Real world scenarios thus call for 256 to 768 context switches per block of audio processing. On a typical modern CPU/chipset, the fixed cost of a context switch is on the order of 3usec. The variable cost part is hard to predict (because it depends on the amount of memory a program accesses and the arrangement of that memory). Using the measurement tool linked above, we can estimate that real world costs per context switch for audio processing code are between 10usec and 300usec (0.3msec). Let's assume that our real world average is 30 usec. That means anywhere from 7.7msec to 23msec spent doing nothing but context switches!

The Bottom Line

Our scenario (48kHz sample rate, 64 samples per buffer) has 1.3msec to process all audio. Clearly, we cannot spend 7-20msec on context switches. This isn't going to work.

Things don't start to work until we get up to buffer sizes of at least 336 and 1104 samples. Even with these settings, there would be zero time do any actual audio processing, so let's assume that our DAW was going to run with about a 50% DSP load. We would need buffer sizes of about 700 - 2000 samples, or roughly 14-40 msec. Even though this would work, we'd be wasting roughly half the available processing time on context switches, our computer would be straining to keep up, all to enable a specific engineering solution necessitated only by badly behaved plugins.

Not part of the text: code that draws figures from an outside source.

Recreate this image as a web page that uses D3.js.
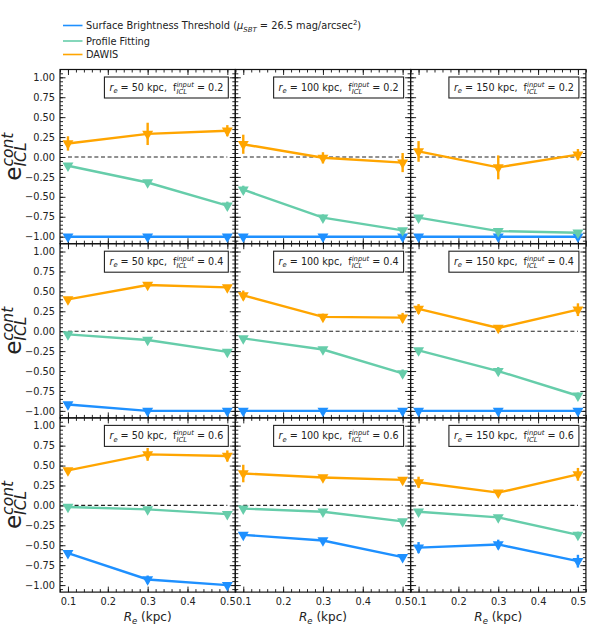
<!DOCTYPE html>
<html>
<head>
<meta charset="UTF-8">
<title>ICL contamination error</title>
<script src="https://cdnjs.cloudflare.com/ajax/libs/d3/7.9.0/d3.min.js"></script>
<style>
    body { margin: 0; background: #fff; }
    svg text { font-family: "DejaVu Sans", sans-serif; fill: #222; }
</style>
</head>
<body>
<div id="plot"></div>
<script>
// ---- data ----
const reKpc = [50, 100, 150];          // columns
const fInput = [0.2, 0.4, 0.6];        // rows
const xRe = [0.1, 0.3, 0.5];           // R_e sampled

// values indexed [row][col][point]
const sbtY = [
    [[-1.00, -1.00, -1.00], [-1.00, -1.00, -1.00], [-1.00, -1.00, -1.00]],
    [[-0.92, -1.00, -1.00], [-1.00, -1.00, -1.00], [-1.00, -1.00, -1.00]],
    [[-0.60, -0.93, -1.00], [-0.37, -0.44, -0.65], [-0.53, -0.49, -0.70]]
];
const sbtErr = [
    [[0.01, 0.01, 0.01], [0.01, 0.01, 0.01], [0.01, 0.01, 0.01]],
    [[0.02, 0.01, 0.01], [0.01, 0.01, 0.01], [0.01, 0.01, 0.01]],
    [[0.02, 0.05, 0.02], [0.02, 0.03, 0.02], [0.07, 0.06, 0.08]]
];
const profY = [
    [[-0.11, -0.32, -0.61], [-0.41, -0.76, -0.92], [-0.76, -0.93, -0.95]],
    [[-0.04, -0.11, -0.26], [-0.09, -0.23, -0.53], [-0.24, -0.50, -0.81]],
    [[-0.02, -0.05, -0.11], [-0.04, -0.08, -0.20], [-0.08, -0.15, -0.37]]
];
const profErr = [
    [[0.03, 0.02, 0.05], [0.05, 0.04, 0.02], [0.02, 0.02, 0.03]],
    [[0.02, 0.03, 0.03], [0.02, 0.02, 0.05], [0.02, 0.05, 0.04]],
    [[0.02, 0.02, 0.02], [0.02, 0.02, 0.02], [0.02, 0.02, 0.04]]
];
const dawisY = [
    [[0.17, 0.29, 0.33], [0.16, -0.01, -0.07], [0.07, -0.13, 0.03]],
    [[0.40, 0.58, 0.55], [0.45, 0.18, 0.17], [0.28, 0.04, 0.27]],
    [[0.44, 0.64, 0.62], [0.40, 0.35, 0.32], [0.29, 0.16, 0.39]]
];
const dawisErr = [
    [[0.09, 0.14, 0.07], [0.12, 0.07, 0.12], [0.13, 0.15, 0.07]],
    [[0.03, 0.03, 0.03], [0.06, 0.04, 0.06], [0.06, 0.02, 0.08]],
    [[0.03, 0.08, 0.07], [0.11, 0.03, 0.03], [0.07, 0.03, 0.08]]
];

const methods = [
    {name: "sbt", color: "#1e90ff", y: sbtY, err: sbtErr},
    {name: "prof", color: "#66cdaa", y: profY, err: profErr},
    {name: "dawis", color: "#ffa500", y: dawisY, err: dawisErr}
];

const yMajor = d3.range(-1, 1.001, 0.25);
const yMinor = d3.range(-1.05, 1.06, 0.05);
const xMajor = [0.1, 0.2, 0.3, 0.4, 0.5];
const xMinor = d3.range(0.08, 0.521, 0.02);

// ---- layout ----
const W = 591, H = 634;
const padLeft = 60, padTop = 69.5;
const pw = 175.3, ph = 174.2;

const svg = d3.select("#plot").append("svg")
    .attr("width", W).attr("height", H);

const xScale = d3.scaleLinear().domain([0.08, 0.52]).range([0, pw]);
const yScale = d3.scaleLinear().domain([-1.088, 1.098]).range([ph, 0]);

const line = d3.line().x(d => xScale(d.x)).y(d => yScale(d.y));
const tri = d3.symbol(d3.symbolTriangle, 52);

// measure helper
function textWidth(str, size, style) {
    const t = svg.append("text").attr("font-size", size).attr("font-style", style || "normal").text(str);
    const w = t.node().getComputedTextLength();
    t.remove();
    return w;
}

// ---- legend ----
const legendItems = ["sbt", "prof", "dawis"];
const legendY = [25.5, 41, 54.5];
legendItems.forEach((k, i) => {
    const m = methods.find(d => d.name === k);
    svg.append("line")
        .attr("x1", 63).attr("x2", 82.5)
        .attr("y1", legendY[i]).attr("y2", legendY[i])
        .attr("stroke", m.color).attr("stroke-width", 1.6);
});
const lt0 = svg.append("text").attr("x", 86).attr("y", legendY[0] + 3.5).attr("font-size", 9.8);
lt0.append("tspan").text("Surface Brightness Threshold (");
lt0.append("tspan").attr("font-style", "italic").text("μ");
lt0.append("tspan").attr("font-style", "italic").attr("font-size", 7).attr("dy", 2.5).text("SBT");
lt0.append("tspan").attr("dy", -2.5).text(" = 26.5 mag/arcsec");
lt0.append("tspan").attr("font-size", 7).attr("dy", -4).text("2");
lt0.append("tspan").attr("dy", 4).text(")");
svg.append("text").attr("x", 86).attr("y", legendY[1] + 3.5).attr("font-size", 9.8).text("Profile Fitting");
svg.append("text").attr("x", 86).attr("y", legendY[2] + 3.5).attr("font-size", 9.8).text("DAWIS");

// ---- panels ----
fInput.forEach((f, r) => {
    reKpc.forEach((re, c) => {
        const g = svg.append("g")
            .attr("transform", `translate(${padLeft + c * pw},${padTop + r * ph})`);

        // ticks (inward, all sides)
        const yl = d3.axisLeft(yScale).tickValues(yMajor).tickSize(-5.5).tickPadding(5)
            .tickFormat(c === 0 ? d3.format(".2f") : () => "");
        const ylm = d3.axisLeft(yScale).tickValues(yMinor).tickSize(-3).tickFormat(() => "");
        const yr = d3.axisRight(yScale).tickValues(yMajor).tickSize(-5.5).tickFormat(() => "");
        const yrm = d3.axisRight(yScale).tickValues(yMinor).tickSize(-3).tickFormat(() => "");
        const xb = d3.axisBottom(xScale).tickValues(xMajor).tickSize(-5.5).tickPadding(6)
            .tickFormat(r === 2 ? d3.format(".1f") : () => "");
        const xbm = d3.axisBottom(xScale).tickValues(xMinor).tickSize(-3).tickFormat(() => "");
        const xt = d3.axisTop(xScale).tickValues(xMajor).tickSize(-5.5).tickFormat(() => "");
        const xtm = d3.axisTop(xScale).tickValues(xMinor).tickSize(-3).tickFormat(() => "");

        [[yl, 0, 0], [ylm, 0, 0], [yr, pw, 0], [yrm, pw, 0],
         [xb, 0, ph], [xbm, 0, ph], [xt, 0, 0], [xtm, 0, 0]].forEach(([ax, tx, ty]) => {
            const a = g.append("g").attr("transform", `translate(${tx},${ty})`).call(ax);
            a.select(".domain").remove();
            a.selectAll("line").attr("stroke", "#111").attr("stroke-width", 0.9);
            a.selectAll("text").attr("font-size", 9.8).attr("fill", "#222")
                .style("font-family", "DejaVu Sans, sans-serif");
        });

        // zero line
        g.append("line")
            .attr("x1", xScale(0.1)).attr("x2", xScale(0.5))
            .attr("y1", yScale(0)).attr("y2", yScale(0))
            .attr("stroke", "#222").attr("stroke-width", 1.1)
            .attr("stroke-dasharray", "4,2.6");

        // series
        methods.forEach(m => {
            const pts = xRe.map((x, i) => ({x: x, y: m.y[r][c][i], e: m.err[r][c][i]}));
            g.append("path").datum(pts)
                .attr("d", line).attr("fill", "none")
                .attr("stroke", m.color).attr("stroke-width", 2.4);
            g.selectAll(null).data(pts).enter().append("line")
                .attr("x1", d => xScale(d.x)).attr("x2", d => xScale(d.x))
                .attr("y1", d => yScale(d.y - d.e)).attr("y2", d => yScale(d.y + d.e))
                .attr("stroke", m.color).attr("stroke-width", 2.4);
            g.selectAll(null).data(pts).enter().append("path")
                .attr("d", tri)
                .attr("transform", d => `translate(${xScale(d.x)},${yScale(d.y)}) rotate(180)`)
                .attr("fill", m.color);
        });

        // frame
        g.append("rect").attr("width", pw).attr("height", ph)
            .attr("fill", "none").attr("stroke", "#111").attr("stroke-width", 1.2);

        // annotation box
        const fs = 9.6, sfs = 6.8;
        const box = g.append("rect");
        const ann = g.append("text").attr("font-size", fs).style("white-space", "pre");
        ann.append("tspan").attr("font-style", "italic").text("r");
        ann.append("tspan").attr("font-style", "italic").attr("font-size", sfs).attr("dy", 2.2).text("e");
        ann.append("tspan").attr("dy", -2.2).text(` = ${re} kpc,  f`);
        const wInput = textWidth("input", sfs, "italic");
        const wIcl = textWidth("ICL", sfs, "italic");
        ann.append("tspan").attr("font-style", "italic").attr("font-size", sfs).attr("dy", -4).text("input");
        ann.append("tspan").attr("font-style", "italic").attr("font-size", sfs)
            .attr("dx", -wInput).attr("dy", 6.5).text("ICL");
        ann.append("tspan").attr("dx", wInput - wIcl).attr("dy", -2.5).text(` = ${f}`);
        const bw = ann.node().getBBox().width;
        const boxW = bw + 10, boxH = 21;
        const bx = pw - 7 - boxW, by = 7.5;
        ann.attr("x", bx + 5).attr("y", by + 14);
        box.attr("x", bx).attr("y", by).attr("width", boxW).attr("height", boxH)
            .attr("fill", "#fff").attr("stroke", "#222").attr("stroke-width", 1.1);
    });

    // y label per row
    const cy = padTop + r * ph + ph / 2;
    const ylab = svg.append("text")
        .attr("transform", `translate(21,${cy}) rotate(-90)`)
        .attr("text-anchor", "middle").attr("font-size", 23);
    const wCont = textWidth("cont", 15.5, "italic");
    ylab.append("tspan").text("e");
    ylab.append("tspan").attr("font-style", "italic").attr("font-size", 15.5).attr("dy", -8.5).text("cont");
    ylab.append("tspan").attr("font-style", "italic").attr("font-size", 15.5)
        .attr("dx", -wCont).attr("dy", 13.5).text("ICL");
});

// x labels per column
reKpc.forEach((re, c) => {
    const cx = padLeft + c * pw + pw / 2;
    const xl = svg.append("text").attr("x", cx).attr("y", 621)
        .attr("text-anchor", "middle").attr("font-size", 12);
    xl.append("tspan").attr("font-style", "italic").text("R");
    xl.append("tspan").attr("font-style", "italic").attr("font-size", 8.5).attr("dy", 2.5).text("e");
    xl.append("tspan").attr("dy", -2.5).text(" (kpc)");
});
</script>
</body>
</html>
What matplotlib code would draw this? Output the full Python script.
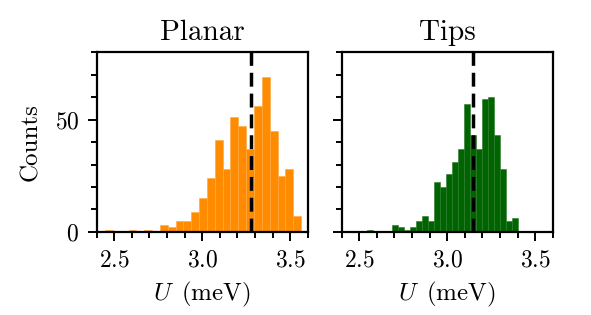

Additionally many people find latency at this level to be quite noticeable and somewhat annoying. So clearly there's a range in which out of process/sandboxed plugins will work OK if the user is willing to deal with larger latencies. If the user expects/requires the kind of latency you would see in "hardware solutions", then this design cannot work.

Summary

It may work for 4 track Bitwig session with 12 plugins or thereabouts but it's not suitable for any large scale work, and certainly not at the very low latency settings that Ardour can be run with.

In short, plugin sandboxing is a way to use plugins that crash their hosts so that when/if they crash, they no longer crash the host. We think that it is a better idea to simply not use these plugins (or, if you prefer, use a different host).